Now I’ve made it to the garage.


I debated whether to spare you the details of what happened in the garage before my ride and the notes I took the rest of the day.


Here’s a shortened version of the garage irritants, delays, and distractions, along with the back-at-the-house entries taking us just up to noon.

The console bin from my car was in the front of the garage next my bicycles, waiting to be washed and put back in the car.


I was bothered by seeing a purging project in process where I’m going through a group of about five boxes.


Kleenex boxes blocked my path from my bike to the charger for my cycle lights.


I wondered whether a stack of plastic bins had one of the right size that I wanted for something in the house the other day.


I noticed a plastic bin top by itself in a different pile


I got to ride my bike!


Back in the apartment, the big suitcase is in the middle of the bedroom floor, I forgot to bring it out on my way earlier!


There’s a sharpie out of place.


The living room floor needs to be vacuumed

As I’m putting away a rubber band that I tested during my ride (it failed the test!) to see if it would hold my 3rd water bottle intact, I see there are lots of hair bands in the hair band bin next to the rubber band bin in my closet and recall there’s only one in the laundry room where I get ready to go cycling and need one.
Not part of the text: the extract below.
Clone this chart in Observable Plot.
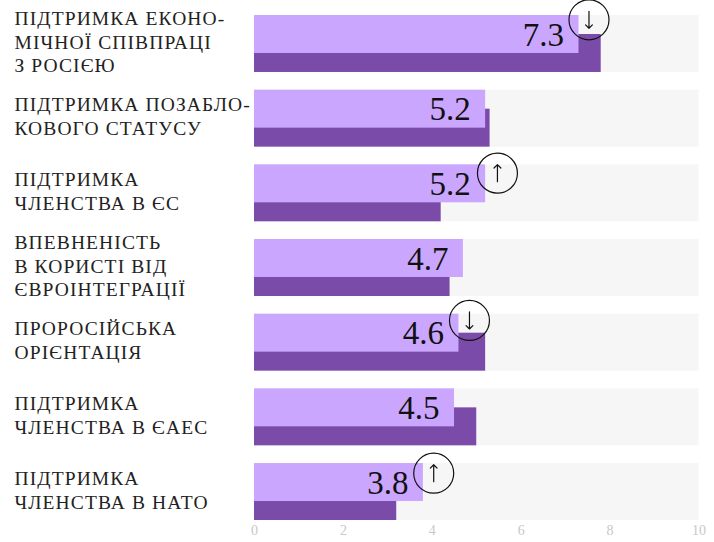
<!DOCTYPE html>
<html><head><meta charset="utf-8">
<script src="https://cdn.jsdelivr.net/npm/d3@7"></script>
<script src="https://cdn.jsdelivr.net/npm/@observablehq/plot@0.6"></script>
<style>html,body{margin:0;padding:0;background:#fff}svg{display:block}.lbl text{letter-spacing:1.1px}</style>
</head><body><div id="c"></div>
<script>
const labels = ["ПІДТРИМКА ЕКОНО-\nМІЧНОЇ СПІВПРАЦІ\nЗ РОСІЄЮ","ПІДТРИМКА ПОЗАБЛО-\nКОВОГО СТАТУСУ","ПІДТРИМКА\nЧЛЕНСТВА В ЄС","ВПЕВНЕНІСТЬ\nВ КОРИСТІ ВІД\nЄВРОІНТЕГРАЦІЇ","ПРОРОСІЙСЬКА\nОРІЄНТАЦІЯ","ПІДТРИМКА\nЧЛЕНСТВА В ЄАЕС","ПІДТРИМКА\nЧЛЕНСТВА В НАТО"];
const current = [7.3,5.2,5.2,4.7,4.6,4.5,3.8];
const previous = [7.8,5.3,4.2,4.4,5.2,5.0,3.2];
const arrows = ["↓","","↑","","↓","","↑"];
const tickValues = [0,2,4,6,8,10];
const rows = labels.map((label,i)=>({label,current:current[i],previous:previous[i],arrow:arrows[i]}));
const serif = "'Liberation Serif', serif";
const badge = (i,dx,dy)=>[
  Plot.dot([rows[i]],{x:"current",y:"label",r:20,stroke:"#111",strokeWidth:1.2,fill:"none",dx,dy}),
  Plot.vector([rows[i]],{x:"current",y:"label",length:17,rotate:d=>d.arrow==="↓"?180:0,anchor:"middle",stroke:"#111",strokeWidth:1.2,dx,dy})
];
const chart = Plot.plot({
  width:714,height:542,marginLeft:254,marginRight:15.5,marginTop:15,marginBottom:22,
  style:{fontFamily:serif,background:"#fff"},
  x:{domain:[0,10],axis:null},
  y:{domain:labels,axis:null,paddingInner:0.237,paddingOuter:0,round:false},
  marks:[
    Plot.barX(rows,{x1:0,x2:10,y:"label",fill:"#f6f6f6"}),
    Plot.barX(rows,{x:"previous",y:"label",fill:"#7a4ba8",insetTop:19}),
    Plot.barX(rows,{x:"current",y:"label",fill:"#cba6ff",insetBottom:19}),
    Plot.text(rows,{x:"current",y:"label",text:d=>d.current.toFixed(1),textAnchor:"end",dx:-15,dy:-9,fontSize:33,fill:"#111"}),
    badge(0,10,-24.2),badge(2,11.8,-20.2),badge(4,10.5,-22.2),badge(6,10.3,-18.8),
    Plot.text(rows,{x:0,y:"label",text:"label",textAnchor:"start",dx:-240,dy:-3,fontSize:19.5,lineHeight:1.22,fill:"#222",className:"lbl"}),
    Plot.text(tickValues,{x:d=>d,frameAnchor:"bottom",dy:14,text:d=>String(d),fontSize:14,fill:"#c8c8c8",textAnchor:d=>d===0?"start":d===10?"end":"middle"})
  ]
});
document.getElementById("c").append(chart);
</script></body></html>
Grab a bunch since my next stop is the laundry room to put my cycling gear in the washing machine (Yes, I have a post-cycling system to regroup for the next ride as I’m cleaning up from the current one ride).
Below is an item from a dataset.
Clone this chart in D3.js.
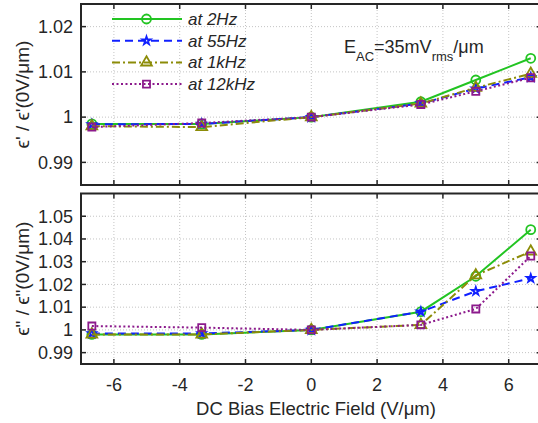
<script src="https://d3js.org/d3.v7.min.js"></script>
<style>
body { margin: 0; background: #fff; }
text { font-family: "Liberation Sans", Arial, sans-serif; fill: #262626; }
</style>
<body></body>
<script>
// Data
const fields = [-6.67, -3.33, 0, 3.33, 5, 6.67];
const seriesNames = ["at 2Hz", "at 55Hz", "at 1kHz", "at 12kHz"];
// real part  e'/e'(0)
const real2Hz   = [0.9985, 0.9985, 1.0, 1.0034, 1.0082, 1.0130];
const real55Hz  = [0.9984, 0.9985, 1.0, 1.0030, 1.0063, 1.0088];
const real1kHz  = [0.9980, 0.9978, 1.0, 1.0030, 1.0065, 1.0096];
const real12kHz = [0.9978, 0.9987, 1.0, 1.0028, 1.0057, 1.0087];
// imaginary part  e''/e''(0)
const imag2Hz   = [0.9980, 0.9980, 1.0, 1.0080, 1.0236, 1.0441];
const imag55Hz  = [0.9984, 0.9984, 1.0, 1.0080, 1.0170, 1.0227];
const imag1kHz  = [0.9980, 0.9980, 1.0, 1.0022, 1.0240, 1.0345];
const imag12kHz = [1.0017, 1.0010, 1.0, 1.0022, 1.0092, 1.0325];
const xTicks = [-6, -4, -2, 0, 2, 4, 6];
const topTicks = [0.99, 1, 1.01, 1.02];
const botTicks = [0.99, 1, 1.01, 1.02, 1.03, 1.04, 1.05];

const colors  = ["#22c422", "#1020ff", "#8c8c08", "#8c1a8c"];
const dashes  = [null, "8,5", "8,3,2,3", "2,2.5"];
const symbols = ["circle", d3.symbolStar, d3.symbolTriangle, d3.symbolSquare];

const W = 538, H = 423;
const svg = d3.select("body").append("svg").attr("width", W).attr("height", H);

const x = d3.scaleLinear().domain([-7, 7]).range([81, 541.6]);
const yTop = d3.scaleLinear().domain([0.985, 1.025]).range([185, 4]);
const yBot = d3.scaleLinear().domain([0.985, 1.06]).range([364, 193.5]);

function fmt(v) { return v === 1 ? "1" : d3.format(".2f")(v); }

function panel(y, ticks, data, label, showX) {
  const g = svg.append("g");
  const [y0, y1] = y.range();
  // grid
  g.selectAll(".gx").data(xTicks).join("line")
    .attr("x1", d => x(d)).attr("x2", d => x(d)).attr("y1", y0).attr("y2", y1)
    .attr("stroke", "#c4c4c4").attr("stroke-dasharray", "1,2");
  g.selectAll(".gy").data(ticks).join("line")
    .attr("x1", x.range()[0]).attr("x2", x.range()[1]).attr("y1", d => y(d)).attr("y2", d => y(d))
    .attr("stroke", "#c4c4c4").attr("stroke-dasharray", "1,2");

  // series
  data.forEach((vals, i) => {
    const pts = fields.map((f, j) => ({x: f, y: vals[j]}));
    g.append("path").datum(pts)
      .attr("fill", "none").attr("stroke", colors[i]).attr("stroke-width", 2)
      .attr("stroke-dasharray", dashes[i])
      .attr("d", d3.line().x(d => x(d.x)).y(d => y(d.y)));
    pts.forEach(p => marker(g, i, x(p.x), y(p.y)));
  });

  // frame
  g.append("rect").attr("x", x.range()[0]).attr("y", y1)
    .attr("width", x.range()[1] - x.range()[0]).attr("height", y0 - y1)
    .attr("fill", "none").attr("stroke", "#262626").attr("stroke-width", 2);

  // ticks inward
  const tl = 5;
  xTicks.forEach(t => {
    g.append("line").attr("x1", x(t)).attr("x2", x(t)).attr("y1", y0).attr("y2", y0 - tl).attr("stroke", "#262626").attr("stroke-width", 1.5);
    g.append("line").attr("x1", x(t)).attr("x2", x(t)).attr("y1", y1).attr("y2", y1 + tl).attr("stroke", "#262626").attr("stroke-width", 1.5);
  });
  ticks.forEach(t => {
    g.append("line").attr("x1", x.range()[0]).attr("x2", x.range()[0] + tl).attr("y1", y(t)).attr("y2", y(t)).attr("stroke", "#262626").attr("stroke-width", 1.5);
    g.append("line").attr("x1", x.range()[1]).attr("x2", x.range()[1] - tl).attr("y1", y(t)).attr("y2", y(t)).attr("stroke", "#262626").attr("stroke-width", 1.5);
    g.append("text").attr("x", 73).attr("y", y(t)).attr("dy", "0.35em")
      .attr("text-anchor", "end").attr("font-size", 18).text(fmt(t));
  });
  if (showX) {
    xTicks.forEach(t => {
      g.append("text").attr("x", x(t)).attr("y", 391).attr("text-anchor", "middle")
        .attr("font-size", 18).text(t < 0 ? "-" + Math.abs(t) : t);
    });
  }
  g.append("text").attr("transform", `translate(29,${(y0 + y1) / 2}) rotate(-90)`)
    .attr("text-anchor", "middle").attr("font-size", 19).text(label);
}

function marker(g, i, cx, cy) {
  if (symbols[i] === "circle") {
    g.append("circle").attr("cx", cx).attr("cy", cy).attr("r", 4.5)
      .attr("fill", "none").attr("stroke", colors[i]).attr("stroke-width", 1.8);
  } else {
    g.append("path").attr("transform", `translate(${cx},${cy})`)
      .attr("d", d3.symbol().type(symbols[i]).size(i === 1 ? 20 : 50)())
      .attr("fill", "none").attr("stroke", colors[i]).attr("stroke-width", 1.8);
  }
}

panel(yTop, topTicks, [real2Hz, real55Hz, real1kHz, real12kHz], "\u03f5' / \u03f5'(0V/\u03bcm)", false);
panel(yBot, botTicks, [imag2Hz, imag55Hz, imag1kHz, imag12kHz], "\u03f5\" / \u03f5\"(0V/\u03bcm)", true);

// x label
svg.append("text").attr("x", 316).attr("y", 415).attr("text-anchor", "middle")
  .attr("font-size", 18.5).text("DC Bias Electric Field (V/\u03bcm)");

// legend
const leg = svg.append("g");
seriesNames.forEach((n, i) => {
  const ly = 19 + i * 21.7;
  leg.append("line").attr("x1", 112).attr("x2", 182).attr("y1", ly).attr("y2", ly)
    .attr("stroke", colors[i]).attr("stroke-width", 2).attr("stroke-dasharray", dashes[i]);
  marker(leg, i, 146.5, ly);
  leg.append("text").attr("x", 188).attr("y", ly).attr("dy", "0.35em")
    .attr("font-size", 17).attr("font-style", "italic").text(n);
});

// annotation
const ann = svg.append("text").attr("x", 344).attr("y", 53).attr("font-size", 18);
ann.append("tspan").text("E");
ann.append("tspan").attr("font-size", 13).attr("dy", 8).text("AC");
ann.append("tspan").attr("dy", -8).text("=35mV");
ann.append("tspan").attr("font-size", 13).attr("dy", 8).text("rms");
ann.append("tspan").attr("dy", -8).text("/\u03bcm");
</script>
Getting in the shower, I notice spots are starting on the shower curtain. I immediately wipe down the shower curtain and do a quick wall and grout and drain scrub with the supplies that I keep right next to the tub (this is the only way I’ll wash the tub regularly enough to prevent feeling gross about it!)


As I open my computer, I see a calendar reminder for a client-related task that was generated from an email I received last night. (deal with it. I set my timer for 20 minutes and started)
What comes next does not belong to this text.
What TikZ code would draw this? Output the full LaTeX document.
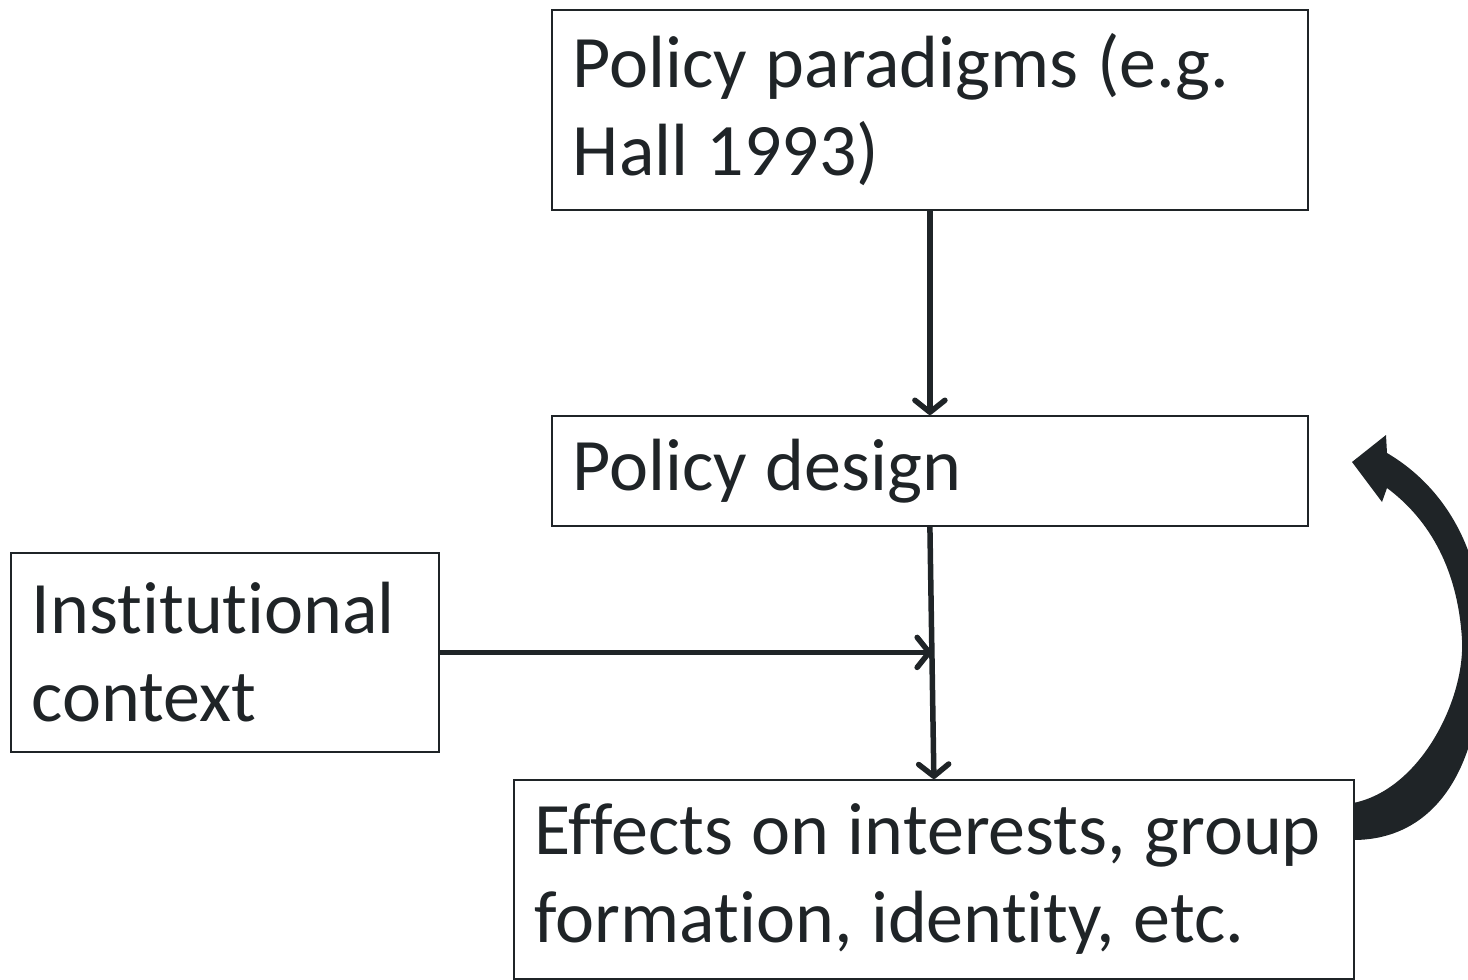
\documentclass[tikz,border=0pt]{standalone}
\usepackage{fontspec}
\setmainfont{Carlito}[Ligatures=CommonOff]
\usetikzlibrary{arrows.meta,calc}
\definecolor{dk}{HTML}{1F2427}
\newcommand\dn[1]{\raisebox{-5pt}{#1}}
\tikzset{
  box/.style={draw=dk, line width=1.8pt, fill=white, align=left, inner xsep=21pt, inner ysep=0pt,
    anchor=north west, font=\fontsize{74}{88}\selectfont, text=dk,
    execute at begin node={\spaceskip=18.5pt\relax}},
  conn/.style={draw=dk, line width=5.5pt, -{Straight Barb[length=12pt,width=30pt,line width=5.5pt,line cap=round,line join=round]}}
}
\begin{document}
\begin{tikzpicture}[x=1pt,y=-1pt]
\path[use as bounding box] (0,0) rectangle (1468,980);
\clip (0,0) rectangle (1468,980);
\node[box, minimum width=756pt, minimum height=200pt, text width=714pt] (para) at (551,9) {\dn{Policy paradigms (e.g.}\\\dn{Hall 1993)}};
\node[box, minimum width=756pt, minimum height=110pt, text width=714pt] (design) at (551,415) {\dn{Policy design}};
\node[box, minimum width=428pt, minimum height=199pt, text width=386pt] (inst) at (10,552) {Institutional\\context};
\node[box, minimum width=840pt, minimum height=199pt, text width=798pt] (eff) at (513,779) {\dn{Effects on interests, group}\\\dn{formation, identity, etc.}};
\coordinate (mid) at ($(design.south)!0.5!(eff.north)$);
\draw[conn] (para.south) -- (design.north);
\draw[conn] (design.south) -- (eff.north);
\draw[conn] (inst.east) -- (inst.east -| mid);
\fill[dk] (1353,803) .. controls (1420,790) and (1465,700) .. (1462,640)
  .. controls (1458,570) and (1430,520) .. (1387,488)
  -- (1382,502) -- (1352,462) -- (1386,435) -- (1387,453)
  .. controls (1450,490) and (1485,560) .. (1482,640)
  .. controls (1485,760) and (1440,840) .. (1353,840) -- cycle;
\end{tikzpicture}
\end{document}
Dishwasher drawer sticks (put on the list)


Top shelf of bathroom cabinet - I don’t know entirely what’s up there and it bothers me (deal with it partially; set timer for 4 minutes pull things down one by one and categorize them by “I know I want to keep” (sub-category “and it goes somewhere else”), and “I don’t know whether to keep”. I pressed repeat on the timer once and spent a total of 7 minutes, including taking a photo of the categories in piles on the bathroom counter, putting away the three items that were keepers that go somewhere else, and putting the rest back on the shelf. Was the shelf organized? A little bit better. Not to my satisfaction, but I felt better because now I knew what was up there even though I hadn’t made decisions about everything yet.). Here's the photo of my categories. iPad in the bathroom closet - don't ask! Yes, that's the pile of three items that I put elsewhere.




Today I realized that later in the day yesterday I naturally, without stress or procrastination, took care of a few of the things that I noticed were bothering me. Once I put my attention on it and realized it was disturbing me, my motivation increased and I started taking care of some of the problems. For instance, I vacuumed the living room at 8:30 pm last night, I made a plan about the project for which I wanted the touch-up paint, and I implemented an idea that came to me about how to do the grocery list electronically. Okay, the project-planning did involve a bit of stress, mostly because it required decision-making and I was tired while I was doing it.


I feel the results of all the little actions I took yesterday. I didn’t spend the whole day organizing, yet I did improve my space, my home management systems, and my mood.

My point?


There are are few:


  1. There’s a tension between us and the stuff in our house.

  2. It matters that we are not at ease.

  3. Lots of different things can irritate, distract, or delay us as we are attempting to follow our priorities.

  4. All the work we do to organize and set up systems in advance to reduce the distractions is worth it to ease our minds and free our thoughts as we go about our day.

  5. Even a few minutes (or less!) can make a difference in how you experience your life.